DIRECTORS' ART IS SKETCHING A VISION
By Lea Saslav
From
USA Today, 04.14.1993, Final Edition
No wonder
Edward Scissorhands looked like his creator, director Tim Burton.
He was drawn that way.
And Taxi Driver director Martin Scorsese's vision of Robert De Niro watching
Jodie Foster in a rearview mirror was originally a sequence of penciled
sketches.
Burton's eerie
Edward Scissorhands and
Beetlejuice animation drawings
and Martin Scorsese's storyboards from
Taxi Driver and
Raging
Bull are exhibited at the groundbreaking show, "Drawings Into Film:
Director's Drawings," at New York's Pace Gallery.
It's a film buff's dream. In all, 14 directors' drawings are on display, including
samples from Alfred Hitchcock, Federico Fellini, Terry Gilliam, David Lynch,
John Huston, Orson Welles and Akira Kurosawa. This is the first time many of
them have let the public see this early work, much of it dug up from the archives
of the Academy of Motion Picture Arts & Sciences.
Scorsese's drawings of the Jake LaMotta/Sugar Ray Robinson Raging Bull fight
take the action frame by frame.
"It's all sort of pre-edited in my head, you know what I mean," says
Scorsese, fresh from editing his fall release,
The Age of Innocence. He
says he studied Hitchcock's
Psycho shower sequence--fast cuts and edgy
violence--and then modeled the La LaMotta/Robinson fight after it.

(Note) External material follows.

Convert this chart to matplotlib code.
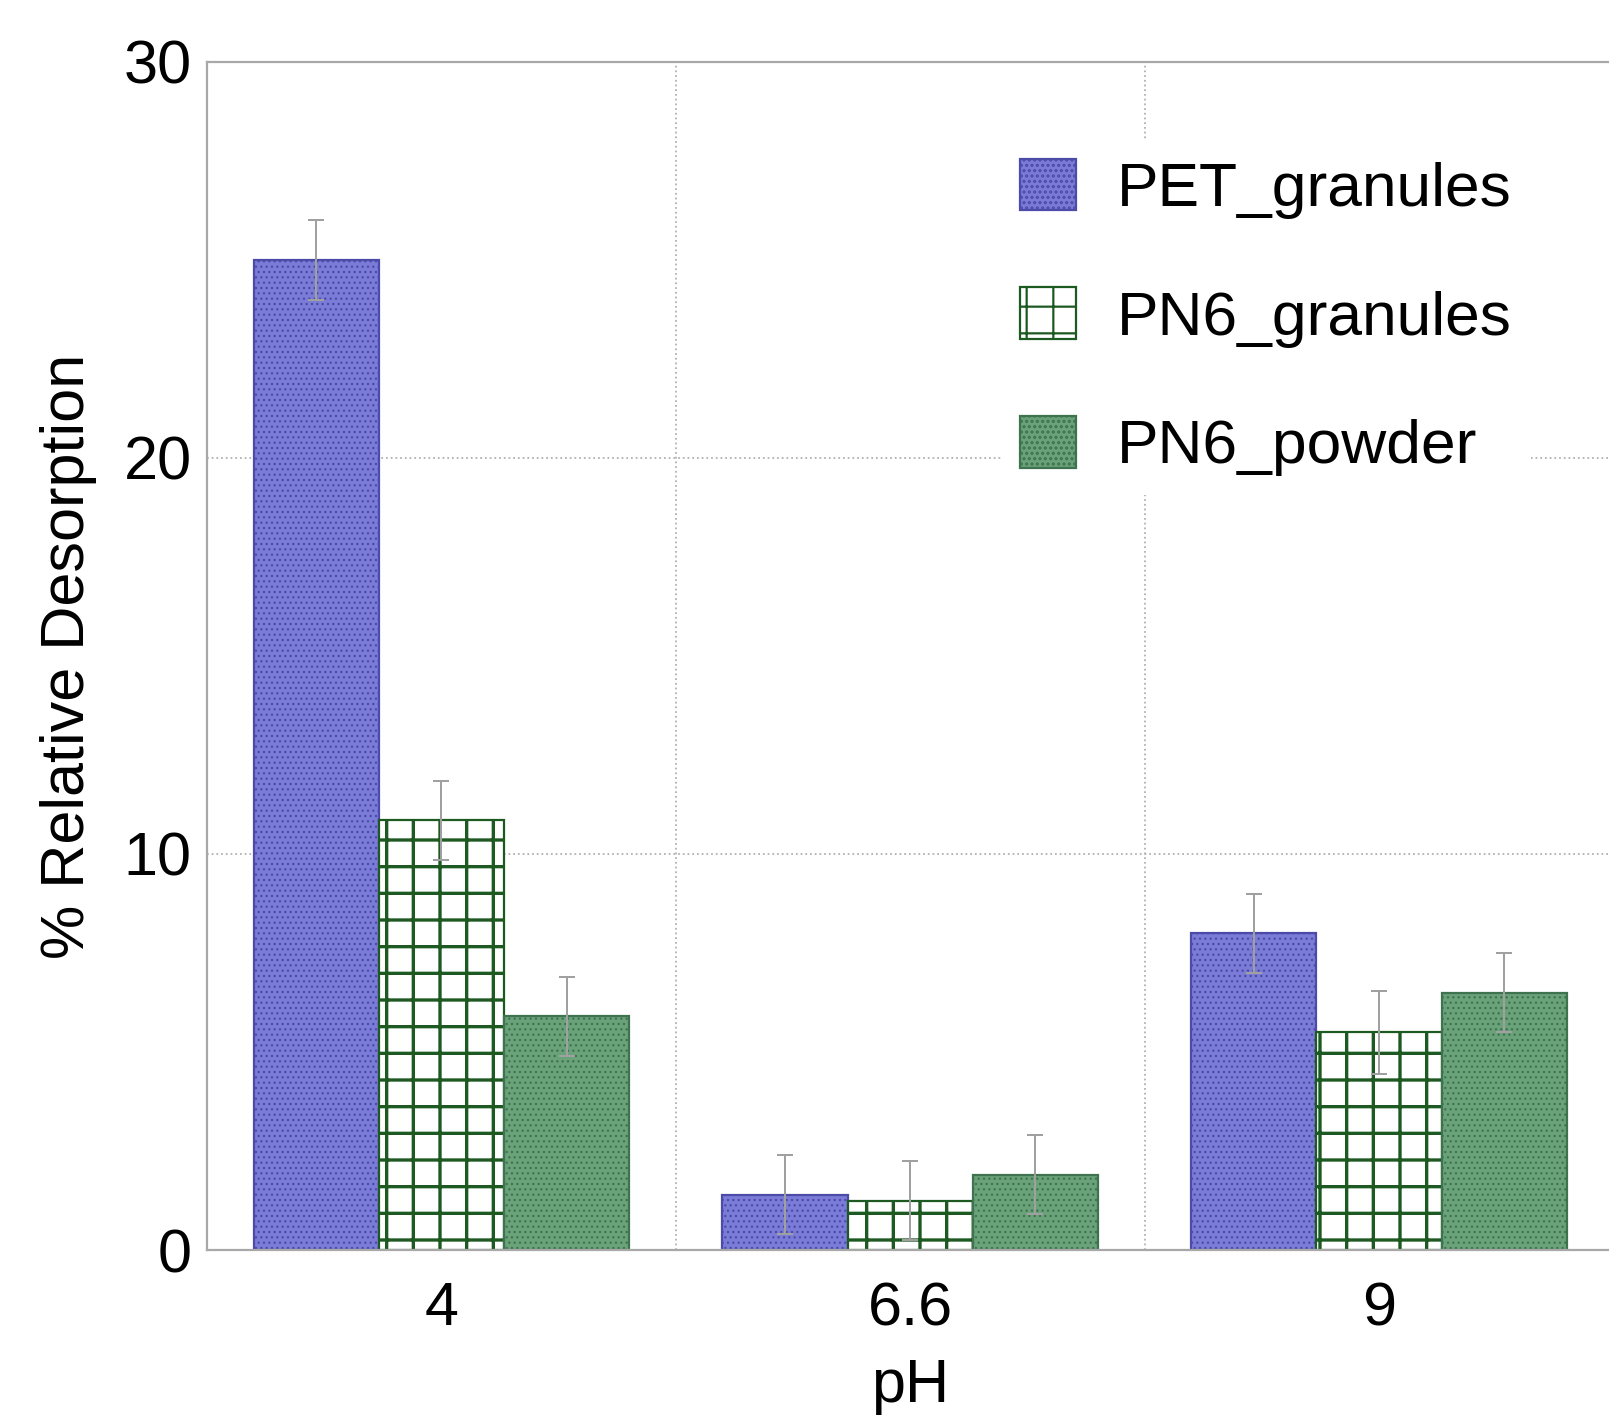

For the shipboard fight in
Cape Fear, Scorsese started using a storyboard
artist so "everyone on the crew could understand what's going on." But
even with an artist, "it takes a long time," he says. "I have
to tell him . . . 'more of a high angle,' 'more of a low angle,' that kind of
thing."
Burton uses storyboards for animated films, but takes a more whimsical approach
for live action. "I doodle all the time--it helps me think," he
says. "I, uh, don't have the most cohesive mind." He's working on a
new animated film,
Nightmare Before Christmas.
The prize for "Director Who Could Have Made it in Art School"? Easily
Burton, Gilliam (for his
Brazil sketches) and Kurosawa for lush color
treatments of scenes for
Ran and
Dreams.
The "This Looks Easy--Maybe Anyone Could Direct" award? To the late
Huston for simplistic depictions of whales for
Moby Dick and Hitchcock's
plan for the climactic scene in
North by Northwest, drawn on a paper place
mat.
For Pace Gallery owner Arne Glimcher (he directed
The Mambo Kings), it
has been a show eight years in the making and "a chance to show the process
behind making a film," he says. Storyboards and drawings "are so very
important."
Drawings are on display until April 24. An August showing is planned at The Academy
of Motion Picture Arts & Sciences in Los Angeles.